Why a video is worth a thousand words in exposing face of crime
Published 26/05/2016 | 02:30
We know how much easier it is to denounce crime than to prevent it. The Government and the Garda Commissioner have been talking a good game and their intent may be genuine, but the disparity between word and deed has been delineated in the most lurid way in recent days.
The cold, graphic video of the murder of Gareth Hutch, captured so chillingly on CCTV, has the capacity to be a defining moment in putting an end to the savagery that has been unleashed on our streets - if there is the will to make it so.
Politicians yesterday criticised the circulation of the savage footage by media outlets. In this organisation's case, the Irish Independent published photos of the hooded assassins sneaking up on their victim, Gareth Hutch, in broad daylight. Independent.ie also showed this footage, obviously editing out the moments when the murderers fired their shots.
The political classes believe the public should not be shown these pictures. Why impose this censorship? Within reason, the public have a right to see how murder can be carried out in broad daylight as the price of life has become so cheap on our streets.
The same types of establishment figures also believed the photos in this newspaper of the AK-47-toting killers marching into the Regency Hotel in February dressed as members of the Gardaí should not have been published.
Without the public seeing how blatant that attack was, again in broad daylight, would the political agenda have been dominated by the debate about a lack of Garda resources and the impact that eight years of cutbacks has had on policing? Unlikely.
The public has a right to know the reality on the ground from a media acting in a responsible fashion.
Taoiseach Enda Kenny has told the Dáil once more that he is committed to cracking down on crime. But those required to actually put themselves in the line of fire have questioned that resolve.
The Association of Garda Sergeants of Ireland dismisses Mr Kenny's assurances as "rhetoric".
More worryingly, the Garda Representative Association highlighted major difficulties in relation to resources, manpower and training. It points out that there are now 140 fewer gardaí in the Dublin North Central division, where Mr Hutch died in a hail of bullets, than there were four years ago.
The Government has not delivered but has demoralised the force by cutting pay, according to AGSI General Secretary John Jacob.
Just as scathing is the claim that only one in four specialist detectives investigating organised crime is actually trained in how to question suspects.
There is also the fact that the force is still about 3,000 short of the numbers required.
This at a time when the gangs are consolidating their grip, building vast trans-European criminal networks.
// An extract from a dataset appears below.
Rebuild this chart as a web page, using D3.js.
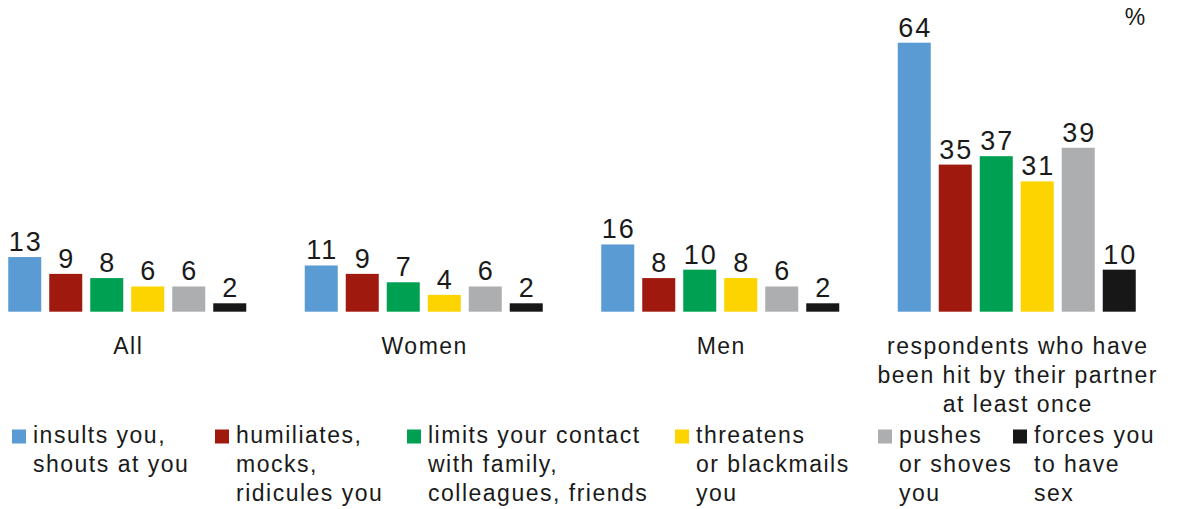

The years of neglect cannot be laid exclusively at the hands of a single government. But it is not good enough for the Taoiseach and the Garda Commissioner to speak in unison on how well-resourced the force is, while those charged with putting their lives on the line in our name claim the opposite.
Surely we have heard enough.
We need to see a vigorous and united response to the murdering gangsters who have been allowed to grow as the resources of the Garda have diminished.